Screen Resolution Issues on Lubuntu

I have a old wipro laptop around of 2008 2010. It used to window 7 but in horrible way. I decides switching to lubuntu 18.04 32bit version. When i tried it without installing it ran beautifully of laptop but after installation it got stuck at 640x480 resolution. When i used xrandr command it show xrandr failed to display driver or something. How to over come this?

Welcome to Ubuntu Discourse :slight_smile:

Your post was moved to its own topic for better support and because your issue has nothing to do with the topic where you posted originally.

It is almost always better to start your own topic when looking for help.

More importantly, Lubuntu 18.04 is no longer supported here and therefore you should consider upgrading immediately to a supported version.

You can find more information here:

Thanks

1 Like

Welcome to the community, adityaraj444 :wave:
It’s great to have you here.

As rubi1200 already mentioned, Lubuntu 18.04 is no longer supported, and because of that you may continue to face issues not only with display drivers, but also with updates, security, and application compatibility.

Regarding the screen resolution issue:

  • Very old laptops (around 2008–2010) often use legacy graphics chips.
  • After installation, the system may fail to load the proper graphics driver and fall back to a basic mode, which explains being stuck at 640×480.
  • When xrandr fails, it usually means that no working graphics driver is loaded.

Things you can try (with limited expectations):

lspci | grep -i vga

If the GPU is an old Intel chip, sometimes this helps:

sudo apt install xserver-xorg-video-intel

You can also check /var/log/Xorg.0.log for driver-related errors.

That said, even if the resolution issue is fixed, other problems are very likely due to the unsupported release. The best long-term solution would be to move to a currently supported lightweight distribution, which will give you better driver handling and overall stability.

Hope this helps, and welcome again to the community :slightly_smiling_face:

I’ve closed the question as per @rubi1200’s prior reply; ie. it’s outside of Support and Help rules on supported releases.

The oldest device I use in Quality Assurance testing for Lubuntu (and other releases) is actually from 2007, and it’ll run all currently released products, as do other devices I have from ~2008.

The only 32-bit architecture still supported by Ubuntu is the ARM (armhf), though i386 (32-bit x86) is supported a secondary architecture (ie. amd64 or a 64-bit install can also use i386 packages/binaries).

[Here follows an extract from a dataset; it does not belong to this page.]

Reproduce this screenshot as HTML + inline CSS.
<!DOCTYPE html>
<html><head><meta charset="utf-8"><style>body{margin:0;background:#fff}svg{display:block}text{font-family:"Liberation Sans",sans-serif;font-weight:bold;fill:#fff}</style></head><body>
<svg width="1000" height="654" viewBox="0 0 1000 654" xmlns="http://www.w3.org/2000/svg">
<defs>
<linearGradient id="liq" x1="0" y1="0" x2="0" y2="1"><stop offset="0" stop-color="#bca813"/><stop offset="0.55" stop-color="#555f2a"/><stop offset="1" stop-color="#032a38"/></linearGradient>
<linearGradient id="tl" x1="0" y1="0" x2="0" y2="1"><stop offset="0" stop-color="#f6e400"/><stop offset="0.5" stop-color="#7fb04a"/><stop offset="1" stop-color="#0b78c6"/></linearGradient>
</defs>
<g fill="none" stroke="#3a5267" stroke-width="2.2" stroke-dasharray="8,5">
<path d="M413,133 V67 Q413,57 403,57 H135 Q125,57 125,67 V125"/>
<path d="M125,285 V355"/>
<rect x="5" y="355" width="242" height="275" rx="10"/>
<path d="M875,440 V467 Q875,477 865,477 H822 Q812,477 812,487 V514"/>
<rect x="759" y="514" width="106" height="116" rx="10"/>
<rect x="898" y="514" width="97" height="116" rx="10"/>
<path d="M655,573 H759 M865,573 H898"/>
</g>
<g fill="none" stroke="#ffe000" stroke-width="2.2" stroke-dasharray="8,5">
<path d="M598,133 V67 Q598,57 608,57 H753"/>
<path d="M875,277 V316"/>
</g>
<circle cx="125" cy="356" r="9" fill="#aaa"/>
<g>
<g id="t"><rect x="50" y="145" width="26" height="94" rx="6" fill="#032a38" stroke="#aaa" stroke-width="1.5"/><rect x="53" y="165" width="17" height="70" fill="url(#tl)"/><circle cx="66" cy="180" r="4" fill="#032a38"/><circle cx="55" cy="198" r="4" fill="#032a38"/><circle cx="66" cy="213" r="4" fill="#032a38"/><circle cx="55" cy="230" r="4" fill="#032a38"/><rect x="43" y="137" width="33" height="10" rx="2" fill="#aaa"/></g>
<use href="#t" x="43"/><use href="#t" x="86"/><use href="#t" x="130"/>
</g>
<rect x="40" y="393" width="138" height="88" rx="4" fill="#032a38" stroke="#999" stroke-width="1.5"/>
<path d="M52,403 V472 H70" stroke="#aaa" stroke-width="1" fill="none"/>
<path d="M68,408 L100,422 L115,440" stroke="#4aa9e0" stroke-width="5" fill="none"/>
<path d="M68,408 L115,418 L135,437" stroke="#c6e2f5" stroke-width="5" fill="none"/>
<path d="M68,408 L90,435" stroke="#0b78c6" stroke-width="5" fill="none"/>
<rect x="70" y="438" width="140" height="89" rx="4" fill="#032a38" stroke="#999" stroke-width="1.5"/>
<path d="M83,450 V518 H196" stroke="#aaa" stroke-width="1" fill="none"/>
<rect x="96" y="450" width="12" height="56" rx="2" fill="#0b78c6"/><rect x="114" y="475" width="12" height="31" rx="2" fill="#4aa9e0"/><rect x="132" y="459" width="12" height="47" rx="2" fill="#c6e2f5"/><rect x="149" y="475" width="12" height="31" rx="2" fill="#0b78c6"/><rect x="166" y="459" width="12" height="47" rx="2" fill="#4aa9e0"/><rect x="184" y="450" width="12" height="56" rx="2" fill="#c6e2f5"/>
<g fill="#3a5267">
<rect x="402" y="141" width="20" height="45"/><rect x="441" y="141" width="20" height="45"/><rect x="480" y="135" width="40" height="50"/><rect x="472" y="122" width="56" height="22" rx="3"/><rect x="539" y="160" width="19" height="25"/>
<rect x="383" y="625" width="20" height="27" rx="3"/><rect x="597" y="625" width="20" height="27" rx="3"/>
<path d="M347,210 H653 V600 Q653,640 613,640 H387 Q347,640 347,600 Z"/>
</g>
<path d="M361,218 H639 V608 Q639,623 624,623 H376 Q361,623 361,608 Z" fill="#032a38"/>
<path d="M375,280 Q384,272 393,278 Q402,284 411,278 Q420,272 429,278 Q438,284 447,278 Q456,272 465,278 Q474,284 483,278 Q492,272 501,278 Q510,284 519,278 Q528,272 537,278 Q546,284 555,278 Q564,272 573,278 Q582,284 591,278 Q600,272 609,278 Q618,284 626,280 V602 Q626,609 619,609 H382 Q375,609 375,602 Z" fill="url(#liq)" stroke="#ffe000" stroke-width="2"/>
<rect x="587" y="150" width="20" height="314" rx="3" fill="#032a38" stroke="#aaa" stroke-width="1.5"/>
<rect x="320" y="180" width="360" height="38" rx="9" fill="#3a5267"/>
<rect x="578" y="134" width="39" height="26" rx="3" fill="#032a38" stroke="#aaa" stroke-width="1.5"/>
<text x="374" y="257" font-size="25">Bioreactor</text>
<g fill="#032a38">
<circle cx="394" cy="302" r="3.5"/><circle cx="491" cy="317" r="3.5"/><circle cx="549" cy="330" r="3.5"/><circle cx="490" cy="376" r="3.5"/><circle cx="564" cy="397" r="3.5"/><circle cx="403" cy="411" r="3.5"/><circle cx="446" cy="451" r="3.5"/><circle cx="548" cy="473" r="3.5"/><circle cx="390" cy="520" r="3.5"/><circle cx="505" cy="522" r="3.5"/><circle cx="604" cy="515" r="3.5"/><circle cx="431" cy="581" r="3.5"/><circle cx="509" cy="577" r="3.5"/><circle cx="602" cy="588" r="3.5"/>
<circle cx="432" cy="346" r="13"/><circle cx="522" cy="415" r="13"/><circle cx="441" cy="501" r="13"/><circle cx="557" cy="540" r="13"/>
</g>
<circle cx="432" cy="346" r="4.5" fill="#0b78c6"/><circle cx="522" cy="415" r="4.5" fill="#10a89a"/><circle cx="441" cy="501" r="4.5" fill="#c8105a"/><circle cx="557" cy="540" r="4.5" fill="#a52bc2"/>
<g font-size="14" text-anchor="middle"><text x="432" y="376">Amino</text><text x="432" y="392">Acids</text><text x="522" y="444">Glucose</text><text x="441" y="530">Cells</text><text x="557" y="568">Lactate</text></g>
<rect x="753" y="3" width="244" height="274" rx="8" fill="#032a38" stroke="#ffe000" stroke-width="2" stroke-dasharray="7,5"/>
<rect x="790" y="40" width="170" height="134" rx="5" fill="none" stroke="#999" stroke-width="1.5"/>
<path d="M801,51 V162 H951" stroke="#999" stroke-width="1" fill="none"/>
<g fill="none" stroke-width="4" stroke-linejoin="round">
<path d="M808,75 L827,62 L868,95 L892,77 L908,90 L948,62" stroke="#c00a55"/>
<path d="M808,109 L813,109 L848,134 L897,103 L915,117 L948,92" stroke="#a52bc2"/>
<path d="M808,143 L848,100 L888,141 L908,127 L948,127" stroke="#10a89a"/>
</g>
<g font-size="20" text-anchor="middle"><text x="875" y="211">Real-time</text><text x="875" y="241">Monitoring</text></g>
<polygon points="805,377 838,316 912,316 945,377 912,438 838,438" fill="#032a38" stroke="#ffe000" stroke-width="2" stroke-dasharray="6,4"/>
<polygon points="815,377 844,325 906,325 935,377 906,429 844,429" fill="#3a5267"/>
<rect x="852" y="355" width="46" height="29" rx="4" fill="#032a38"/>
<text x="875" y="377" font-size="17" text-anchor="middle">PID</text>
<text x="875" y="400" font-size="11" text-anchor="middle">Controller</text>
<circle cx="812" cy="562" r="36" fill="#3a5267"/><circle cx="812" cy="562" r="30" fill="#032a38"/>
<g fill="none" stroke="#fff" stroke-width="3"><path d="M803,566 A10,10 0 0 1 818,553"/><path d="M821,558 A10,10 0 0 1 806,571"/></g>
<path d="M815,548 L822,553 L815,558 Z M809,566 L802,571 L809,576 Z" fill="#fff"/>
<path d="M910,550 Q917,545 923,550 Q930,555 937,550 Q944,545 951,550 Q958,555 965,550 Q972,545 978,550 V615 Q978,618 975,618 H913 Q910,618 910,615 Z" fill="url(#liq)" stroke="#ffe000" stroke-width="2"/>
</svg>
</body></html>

If you’re using your 18.04 system offline (and thus can ignore security/safety given your system is EOL), I’d work out what you’re using for starters, as Lubuntu 18.04 LTS was released with 2 installers, and 7 different ISOs where 3 used the GA kernel (2 installers available) & the rest used HWE kernel & were only available a single installer.

The importance of kernel stack is it dictates kernel modules, which are commonly called drivers… and some older hardware did benefit from the older GA stack, whilst other wasn’t was equal with both, though some also preferred HWE but that was usually newer hardware than yours. You only specified 18.04 and not which kernel stack you used (set by install media as Lubuntu provided many). Refer to documentation for help on this, as we haven’t supported that release in years.

We can help you if you use a supported release, but Lubuntu 18.04 LTS isn’t supported as already stated sorry.